start

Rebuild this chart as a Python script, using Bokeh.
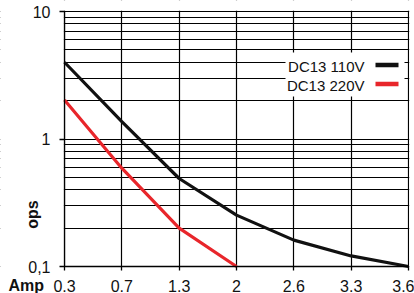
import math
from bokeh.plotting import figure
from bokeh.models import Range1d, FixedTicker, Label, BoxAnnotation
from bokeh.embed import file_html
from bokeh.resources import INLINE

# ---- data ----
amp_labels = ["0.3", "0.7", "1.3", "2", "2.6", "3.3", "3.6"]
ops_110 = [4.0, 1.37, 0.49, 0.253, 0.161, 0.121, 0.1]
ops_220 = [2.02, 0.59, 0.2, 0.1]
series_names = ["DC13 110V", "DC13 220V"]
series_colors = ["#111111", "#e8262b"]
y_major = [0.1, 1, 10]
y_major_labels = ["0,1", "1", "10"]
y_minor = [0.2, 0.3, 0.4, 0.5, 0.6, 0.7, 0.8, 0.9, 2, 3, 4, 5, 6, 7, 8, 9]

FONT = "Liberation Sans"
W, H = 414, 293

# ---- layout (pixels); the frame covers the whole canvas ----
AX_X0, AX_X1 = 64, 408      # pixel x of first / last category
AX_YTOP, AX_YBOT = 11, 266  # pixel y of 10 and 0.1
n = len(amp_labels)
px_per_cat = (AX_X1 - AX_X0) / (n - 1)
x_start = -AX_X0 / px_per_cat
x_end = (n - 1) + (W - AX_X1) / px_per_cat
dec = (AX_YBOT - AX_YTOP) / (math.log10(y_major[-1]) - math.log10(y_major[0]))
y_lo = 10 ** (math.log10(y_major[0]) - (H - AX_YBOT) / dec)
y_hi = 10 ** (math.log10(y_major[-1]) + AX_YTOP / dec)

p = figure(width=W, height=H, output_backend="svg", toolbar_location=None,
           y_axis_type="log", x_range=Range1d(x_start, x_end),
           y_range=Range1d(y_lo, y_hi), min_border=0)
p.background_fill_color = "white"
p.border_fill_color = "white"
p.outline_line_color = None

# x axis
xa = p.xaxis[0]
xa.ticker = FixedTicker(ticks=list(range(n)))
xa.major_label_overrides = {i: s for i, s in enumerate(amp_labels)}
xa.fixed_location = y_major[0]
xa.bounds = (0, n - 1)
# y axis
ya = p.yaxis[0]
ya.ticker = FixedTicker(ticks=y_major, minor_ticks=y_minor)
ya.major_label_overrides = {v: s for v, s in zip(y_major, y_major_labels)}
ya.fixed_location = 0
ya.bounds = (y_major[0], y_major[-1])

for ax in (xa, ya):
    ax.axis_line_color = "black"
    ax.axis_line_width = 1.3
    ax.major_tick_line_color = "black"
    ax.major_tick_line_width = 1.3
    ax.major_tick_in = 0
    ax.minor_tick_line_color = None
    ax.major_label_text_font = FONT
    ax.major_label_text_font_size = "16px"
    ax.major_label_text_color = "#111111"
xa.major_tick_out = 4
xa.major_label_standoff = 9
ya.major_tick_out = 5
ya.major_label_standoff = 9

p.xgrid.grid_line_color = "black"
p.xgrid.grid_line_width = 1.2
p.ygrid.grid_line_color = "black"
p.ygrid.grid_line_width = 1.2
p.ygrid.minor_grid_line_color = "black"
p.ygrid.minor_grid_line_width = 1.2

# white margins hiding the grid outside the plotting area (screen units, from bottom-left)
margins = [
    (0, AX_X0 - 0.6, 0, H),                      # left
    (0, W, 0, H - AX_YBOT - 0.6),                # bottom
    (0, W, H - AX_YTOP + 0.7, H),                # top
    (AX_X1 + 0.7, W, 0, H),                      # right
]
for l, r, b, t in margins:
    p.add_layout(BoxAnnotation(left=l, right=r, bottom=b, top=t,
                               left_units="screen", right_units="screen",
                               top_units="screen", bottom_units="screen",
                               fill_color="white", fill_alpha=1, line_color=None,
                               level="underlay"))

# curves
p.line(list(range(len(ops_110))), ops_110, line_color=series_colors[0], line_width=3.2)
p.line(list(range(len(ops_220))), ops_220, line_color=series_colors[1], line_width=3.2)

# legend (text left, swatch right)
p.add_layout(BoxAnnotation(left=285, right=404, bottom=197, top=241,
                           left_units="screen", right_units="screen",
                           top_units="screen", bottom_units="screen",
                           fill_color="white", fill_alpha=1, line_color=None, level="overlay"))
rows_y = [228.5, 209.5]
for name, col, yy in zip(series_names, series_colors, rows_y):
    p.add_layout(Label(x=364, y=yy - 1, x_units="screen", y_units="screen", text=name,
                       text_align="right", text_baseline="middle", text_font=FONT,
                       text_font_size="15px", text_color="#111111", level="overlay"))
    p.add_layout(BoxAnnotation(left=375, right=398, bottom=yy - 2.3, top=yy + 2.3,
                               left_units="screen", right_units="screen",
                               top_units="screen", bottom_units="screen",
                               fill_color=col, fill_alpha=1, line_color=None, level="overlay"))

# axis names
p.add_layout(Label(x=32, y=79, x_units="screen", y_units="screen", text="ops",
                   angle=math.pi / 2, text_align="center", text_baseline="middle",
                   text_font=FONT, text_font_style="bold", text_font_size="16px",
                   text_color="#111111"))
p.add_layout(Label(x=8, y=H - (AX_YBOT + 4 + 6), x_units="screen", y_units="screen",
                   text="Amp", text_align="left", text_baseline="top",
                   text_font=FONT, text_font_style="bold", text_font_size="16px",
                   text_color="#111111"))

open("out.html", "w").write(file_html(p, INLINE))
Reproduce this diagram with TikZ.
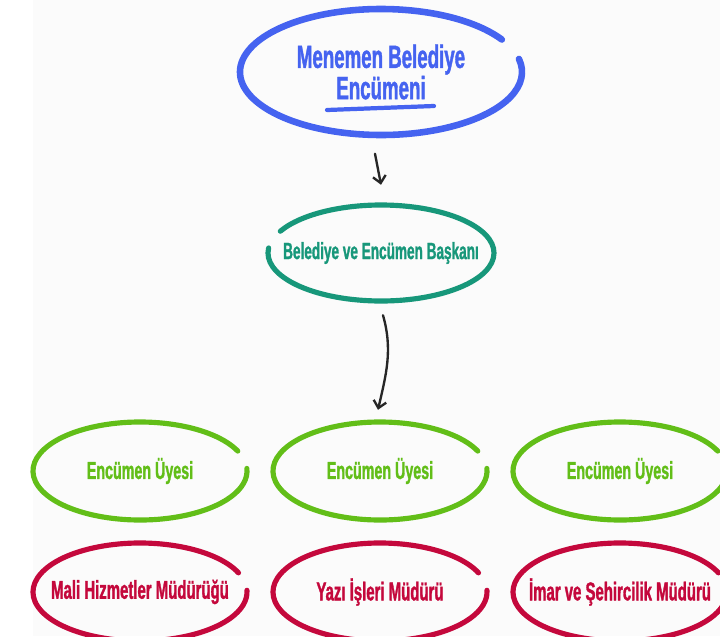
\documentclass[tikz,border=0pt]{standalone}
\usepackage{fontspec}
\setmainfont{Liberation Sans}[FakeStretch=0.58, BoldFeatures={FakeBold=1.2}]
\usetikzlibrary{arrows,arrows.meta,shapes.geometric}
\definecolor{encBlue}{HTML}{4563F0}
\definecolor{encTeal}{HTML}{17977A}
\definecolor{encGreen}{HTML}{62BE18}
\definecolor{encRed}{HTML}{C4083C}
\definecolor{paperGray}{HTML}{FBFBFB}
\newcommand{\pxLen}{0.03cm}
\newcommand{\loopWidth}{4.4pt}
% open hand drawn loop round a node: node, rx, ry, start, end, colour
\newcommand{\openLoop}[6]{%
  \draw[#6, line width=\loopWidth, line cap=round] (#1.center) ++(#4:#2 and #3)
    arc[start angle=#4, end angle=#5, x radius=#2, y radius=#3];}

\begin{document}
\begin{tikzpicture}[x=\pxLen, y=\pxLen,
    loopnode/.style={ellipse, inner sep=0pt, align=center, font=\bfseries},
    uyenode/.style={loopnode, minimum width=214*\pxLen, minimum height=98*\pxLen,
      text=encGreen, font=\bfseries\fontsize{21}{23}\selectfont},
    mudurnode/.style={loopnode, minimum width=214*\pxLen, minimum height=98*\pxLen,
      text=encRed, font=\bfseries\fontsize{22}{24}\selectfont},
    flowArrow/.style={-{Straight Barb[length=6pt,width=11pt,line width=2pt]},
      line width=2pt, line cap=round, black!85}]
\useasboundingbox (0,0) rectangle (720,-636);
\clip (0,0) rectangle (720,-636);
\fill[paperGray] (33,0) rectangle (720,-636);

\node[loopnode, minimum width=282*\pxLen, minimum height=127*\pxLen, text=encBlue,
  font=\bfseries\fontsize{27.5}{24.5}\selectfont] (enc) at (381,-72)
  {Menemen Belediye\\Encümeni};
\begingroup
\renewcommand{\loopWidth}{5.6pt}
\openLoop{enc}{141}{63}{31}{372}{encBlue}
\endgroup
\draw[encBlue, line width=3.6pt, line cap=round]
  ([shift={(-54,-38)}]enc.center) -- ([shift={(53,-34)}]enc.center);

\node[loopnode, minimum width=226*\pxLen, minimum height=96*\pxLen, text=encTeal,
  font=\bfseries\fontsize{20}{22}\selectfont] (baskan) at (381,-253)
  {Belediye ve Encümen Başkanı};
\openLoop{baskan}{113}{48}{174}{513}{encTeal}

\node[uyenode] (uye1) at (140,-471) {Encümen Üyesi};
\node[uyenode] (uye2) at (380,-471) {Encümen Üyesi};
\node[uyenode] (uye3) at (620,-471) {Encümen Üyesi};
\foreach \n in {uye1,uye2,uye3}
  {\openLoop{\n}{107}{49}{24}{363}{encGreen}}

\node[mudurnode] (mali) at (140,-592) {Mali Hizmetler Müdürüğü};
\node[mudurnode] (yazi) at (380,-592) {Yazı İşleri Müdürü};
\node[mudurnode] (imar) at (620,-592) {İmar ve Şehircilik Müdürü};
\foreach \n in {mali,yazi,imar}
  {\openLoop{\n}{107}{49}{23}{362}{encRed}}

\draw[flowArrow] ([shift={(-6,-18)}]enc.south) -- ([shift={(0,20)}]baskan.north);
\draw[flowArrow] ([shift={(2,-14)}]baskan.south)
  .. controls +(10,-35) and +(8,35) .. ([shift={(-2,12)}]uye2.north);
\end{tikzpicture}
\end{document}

end

THE EXERCISE:
Repeat the listing above from its first line through the line that contains "W, H = 414, 293", both included, and nothing more. Drop the pictures.

SOLUTION TO THE PROBLEM:
Rebuild this chart as a Python script, using Bokeh.
import math
from bokeh.plotting import figure
from bokeh.models import Range1d, FixedTicker, Label, BoxAnnotation
from bokeh.embed import file_html
from bokeh.resources import INLINE

# ---- data ----
amp_labels = ["0.3", "0.7", "1.3", "2", "2.6", "3.3", "3.6"]
ops_110 = [4.0, 1.37, 0.49, 0.253, 0.161, 0.121, 0.1]
ops_220 = [2.02, 0.59, 0.2, 0.1]
series_names = ["DC13 110V", "DC13 220V"]
series_colors = ["#111111", "#e8262b"]
y_major = [0.1, 1, 10]
y_major_labels = ["0,1", "1", "10"]
y_minor = [0.2, 0.3, 0.4, 0.5, 0.6, 0.7, 0.8, 0.9, 2, 3, 4, 5, 6, 7, 8, 9]

FONT = "Liberation Sans"
W, H = 414, 293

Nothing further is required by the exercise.